Encyclopaedia Anatomica – 2005
Through its reflections upon the spectator’s relationship to themselves and that termed ‘culture’ Yeadon’s art has very human concerns at its core. It is an art that views the paradoxes of life, e.g. those relationships of the public and the private, the sensuous and the intellectual (life’s grist), through the prism of the comic and the satirical. Via these tropes the presumed nature of human existence as seen in the western cultural tradition, its qualities of being ’fallen’ or ‘tragic’, are subsequently intensified through the subversive workings of a knowing wit and pathos.
Although primarily visual Yeadon’s work examines the relationship of this visuality to the verbal and the literary, to other ‘languages’; the ‘official’ (literary) and the ‘unofficial’ (verbal). In these ways the work has its relations to ideas of multi-speechedness and the heteroglossic and also to qualities that ultimately associate it with that interface of word and text so typical of the tradition of English art (in Yeadon’s case an ‘C18th response’ to those traditions especially). The work revels in the play with and on words, taxonomic associations and the construction of ‘anti’-narratives. The essence of Yeadon’s art is the consideration of possible and probable models of reality and of human nature.
This art gleefully celebrates its own self-reflexivity emphasising relationships between the spectator and the artefact. Such a mode of existence for this art necessitates a knowing viewer, or requests the development of one, one complicit with the nuances of the irony at work, one able to read the signs contained for themselves. These signs bear a different set of relationships to those normally associated with the forms on display, undercutting the conventions of reading normally attached to them in their relations to the objective world. In this way any charges of ‘obscenity’ (or even ‘blasphemy’) levelled against the content of the work are diffused. The interface between this world of potentially subversive forms and ‘real world’ meaning is the body, a conscious textualisation of the physical, the fugitive, the fragile and the marginal. These bodily terms are not fixed and assured. They are terms liable to hybridity and corruption, made grotesque in their multiplicity of potential variations on a theme or form.

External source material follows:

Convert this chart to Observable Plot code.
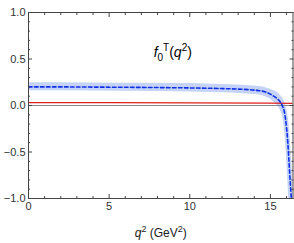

It is through this metamorphic vocabulary that these bodily tropes fuse themselves with the traditions of the mythic especially, but they can also be connected to traditions of the allegorical and even the emblematic. Considered within these latter categories they can become condensed ‘symbols’ that contain within themselves the undercurrents of human desire and attachment. Through their visual juxtapositions and correspondences they produce alignments of form that actively create ‘narrative’. Such narratives provide for the possibility of the creation of dialogues with the beholder that ultimately can form a (re) creation of the beholder’s image, a reflection of a new state for them, produced via the slippage of meanings between forms/ bodies, dialogues that rebuff literal reading and undercut anticipation of formal/compositional vocabularies and arrangements.
Herein there is a sense of the body readable in the world set against a view of the body as a world – the macrocosm and the microcosm. This is a materialism whose substance provides interfaces of legibility, interfaces between systems of naming. The metre of these pieces is however the satirical and the arch, a diffusion of expected seriousness in representation by means of ambivalence. Yeadon’s work makes use of visual terms chosen to confront the paradoxes of interpretation and of life itself i.e. ‘the beautiful’ and ‘the ugly’; ‘the intriguing’ and ‘the threatening’; ‘the sacred’ and ‘the profane’; ‘the profound’ and ‘the trivial’. Such connections place the beholder on uncertain ground, put them in a position equivalent to listening to a joke “Will I get it, should I laugh even if I don’t get it?” Similarly these images dwell upon related interfaces of recognition and alignments of this recognition with ones own views or personal sensibilities – “How do I see and understand what I see; in what terms do I define this/these? What does this say about me? Do I want to ask/answer these questions?”
Yeadon’s work attempts to refocus the terms of understanding (in ways similar to those employed by Hogarth through his collections of ‘similar objects’ in his Analysis of Beauty series), through a viewing of details (literal disconnections of object from context in Yeadon’s work), terms isolated from their real world referents. The challenge of Yeadon’s work to the beholder is to reframe their points of reference, their capacities for association and truth making. In essence, when seen in these contexts, Yeadon’s work takes on the character of a mythopoesis, reappraisals of ‘truths’, ones actual, relative and constructed. That represented in these works are not the things themselves but facsimiles of things, variations on themes, reproductions that allow the forms contained to exist in other (virtual) lives divorced from their original significance. These form’s ‘private lives’ are our encouraged misreadings. The tragic/comedic nature of our existence is mirrored in the versions of reality that these forms enact.